**DATA TO PROCESS:**

____

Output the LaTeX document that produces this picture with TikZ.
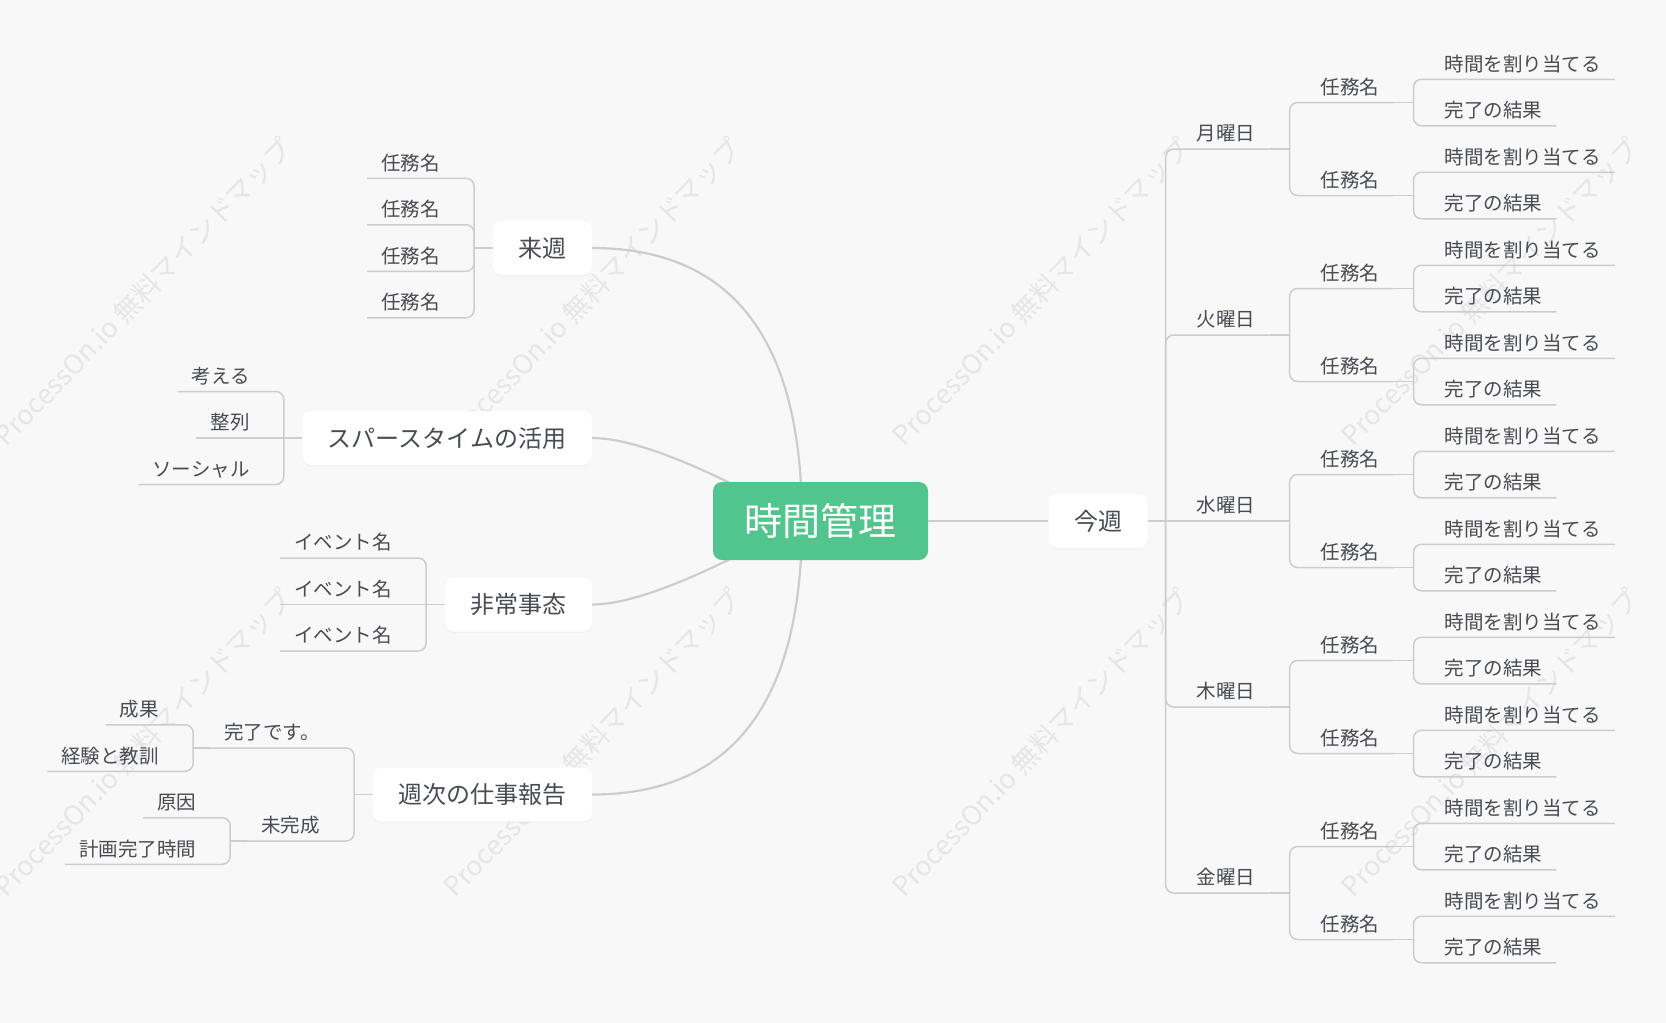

____

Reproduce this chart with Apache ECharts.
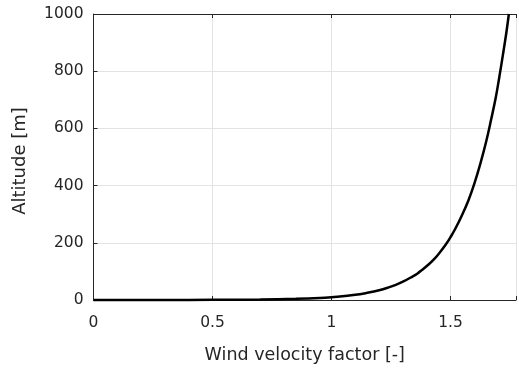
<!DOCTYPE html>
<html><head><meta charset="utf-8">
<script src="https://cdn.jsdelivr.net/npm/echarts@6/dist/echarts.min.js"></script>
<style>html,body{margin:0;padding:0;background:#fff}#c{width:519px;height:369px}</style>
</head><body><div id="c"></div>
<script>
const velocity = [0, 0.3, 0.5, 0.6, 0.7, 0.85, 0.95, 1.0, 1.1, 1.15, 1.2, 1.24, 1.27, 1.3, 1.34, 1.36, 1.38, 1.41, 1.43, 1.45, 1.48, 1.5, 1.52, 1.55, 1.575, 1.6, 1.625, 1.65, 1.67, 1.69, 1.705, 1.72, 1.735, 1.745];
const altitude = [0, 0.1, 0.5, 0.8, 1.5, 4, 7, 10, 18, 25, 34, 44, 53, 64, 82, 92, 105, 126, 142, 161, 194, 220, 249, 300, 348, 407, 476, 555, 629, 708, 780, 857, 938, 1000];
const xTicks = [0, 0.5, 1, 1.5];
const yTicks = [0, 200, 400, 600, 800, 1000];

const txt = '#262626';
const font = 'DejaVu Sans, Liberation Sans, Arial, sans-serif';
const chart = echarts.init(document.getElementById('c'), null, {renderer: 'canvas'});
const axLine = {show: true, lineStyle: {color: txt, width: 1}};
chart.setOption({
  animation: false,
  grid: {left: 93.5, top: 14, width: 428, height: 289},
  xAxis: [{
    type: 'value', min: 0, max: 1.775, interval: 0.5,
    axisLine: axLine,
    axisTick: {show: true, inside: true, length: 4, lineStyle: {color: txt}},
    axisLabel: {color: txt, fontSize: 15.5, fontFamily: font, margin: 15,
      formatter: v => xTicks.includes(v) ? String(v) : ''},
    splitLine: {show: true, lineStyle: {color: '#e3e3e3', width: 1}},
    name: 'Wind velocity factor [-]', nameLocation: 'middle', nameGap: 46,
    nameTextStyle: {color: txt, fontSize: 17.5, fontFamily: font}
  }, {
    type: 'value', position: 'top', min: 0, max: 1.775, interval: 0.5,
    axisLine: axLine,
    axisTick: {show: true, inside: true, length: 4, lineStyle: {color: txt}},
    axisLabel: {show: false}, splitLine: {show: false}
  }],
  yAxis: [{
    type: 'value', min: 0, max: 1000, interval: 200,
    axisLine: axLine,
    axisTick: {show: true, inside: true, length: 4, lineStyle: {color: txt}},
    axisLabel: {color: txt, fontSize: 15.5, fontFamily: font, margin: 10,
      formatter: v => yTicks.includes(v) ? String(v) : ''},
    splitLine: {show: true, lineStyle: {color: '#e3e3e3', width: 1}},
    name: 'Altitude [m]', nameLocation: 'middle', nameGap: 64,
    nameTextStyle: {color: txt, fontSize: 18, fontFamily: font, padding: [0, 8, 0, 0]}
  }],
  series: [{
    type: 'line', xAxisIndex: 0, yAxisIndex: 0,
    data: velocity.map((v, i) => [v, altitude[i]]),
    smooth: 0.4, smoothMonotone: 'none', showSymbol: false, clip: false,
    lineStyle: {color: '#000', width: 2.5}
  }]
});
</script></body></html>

____

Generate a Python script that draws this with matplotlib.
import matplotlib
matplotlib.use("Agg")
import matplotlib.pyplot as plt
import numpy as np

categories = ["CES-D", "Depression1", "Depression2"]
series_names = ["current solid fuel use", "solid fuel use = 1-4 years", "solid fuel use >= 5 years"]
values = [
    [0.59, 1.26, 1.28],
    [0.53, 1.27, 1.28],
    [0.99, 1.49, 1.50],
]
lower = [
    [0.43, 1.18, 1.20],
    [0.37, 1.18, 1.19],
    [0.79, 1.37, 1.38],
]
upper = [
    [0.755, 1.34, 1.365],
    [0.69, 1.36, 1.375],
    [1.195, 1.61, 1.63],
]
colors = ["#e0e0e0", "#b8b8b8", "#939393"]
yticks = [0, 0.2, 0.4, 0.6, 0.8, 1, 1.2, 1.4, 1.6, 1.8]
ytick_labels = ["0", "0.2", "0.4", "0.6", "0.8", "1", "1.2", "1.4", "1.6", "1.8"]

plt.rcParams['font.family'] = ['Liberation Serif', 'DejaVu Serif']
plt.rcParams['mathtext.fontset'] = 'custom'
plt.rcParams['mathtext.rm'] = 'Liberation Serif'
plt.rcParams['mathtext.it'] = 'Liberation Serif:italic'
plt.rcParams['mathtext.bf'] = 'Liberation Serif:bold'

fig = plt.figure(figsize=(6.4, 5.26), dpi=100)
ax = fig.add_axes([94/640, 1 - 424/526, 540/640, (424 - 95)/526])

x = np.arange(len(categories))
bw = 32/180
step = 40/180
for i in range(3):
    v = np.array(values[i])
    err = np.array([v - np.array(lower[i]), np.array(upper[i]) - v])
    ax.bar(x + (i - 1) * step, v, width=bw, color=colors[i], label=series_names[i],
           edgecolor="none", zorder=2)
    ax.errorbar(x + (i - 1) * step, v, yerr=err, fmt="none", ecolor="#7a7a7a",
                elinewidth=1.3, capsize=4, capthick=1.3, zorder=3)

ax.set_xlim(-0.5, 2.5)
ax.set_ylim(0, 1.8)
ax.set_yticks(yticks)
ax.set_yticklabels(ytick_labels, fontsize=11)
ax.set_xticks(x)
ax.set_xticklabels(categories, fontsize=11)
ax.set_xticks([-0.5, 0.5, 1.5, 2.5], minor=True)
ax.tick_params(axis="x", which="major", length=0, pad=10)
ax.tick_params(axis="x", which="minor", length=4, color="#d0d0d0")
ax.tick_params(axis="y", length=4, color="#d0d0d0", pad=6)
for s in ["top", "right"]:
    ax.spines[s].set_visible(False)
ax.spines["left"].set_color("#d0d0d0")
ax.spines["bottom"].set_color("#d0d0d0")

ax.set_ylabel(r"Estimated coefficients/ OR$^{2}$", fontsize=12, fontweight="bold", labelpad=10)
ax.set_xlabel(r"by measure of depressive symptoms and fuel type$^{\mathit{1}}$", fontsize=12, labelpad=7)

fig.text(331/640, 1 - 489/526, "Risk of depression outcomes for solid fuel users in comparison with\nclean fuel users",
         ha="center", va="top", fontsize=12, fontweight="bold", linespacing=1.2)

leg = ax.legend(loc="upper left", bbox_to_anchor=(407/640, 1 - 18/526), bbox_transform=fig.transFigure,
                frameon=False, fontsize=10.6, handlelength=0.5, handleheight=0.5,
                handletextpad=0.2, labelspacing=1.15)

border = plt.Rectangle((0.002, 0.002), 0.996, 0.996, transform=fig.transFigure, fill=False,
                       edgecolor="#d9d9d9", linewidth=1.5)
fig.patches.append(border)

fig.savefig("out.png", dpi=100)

____

**THE EXERCISE:**
In the data above, how many lines contain the string "that"? Answer with the number only.

**OUTPUT OF THE TASK:**
2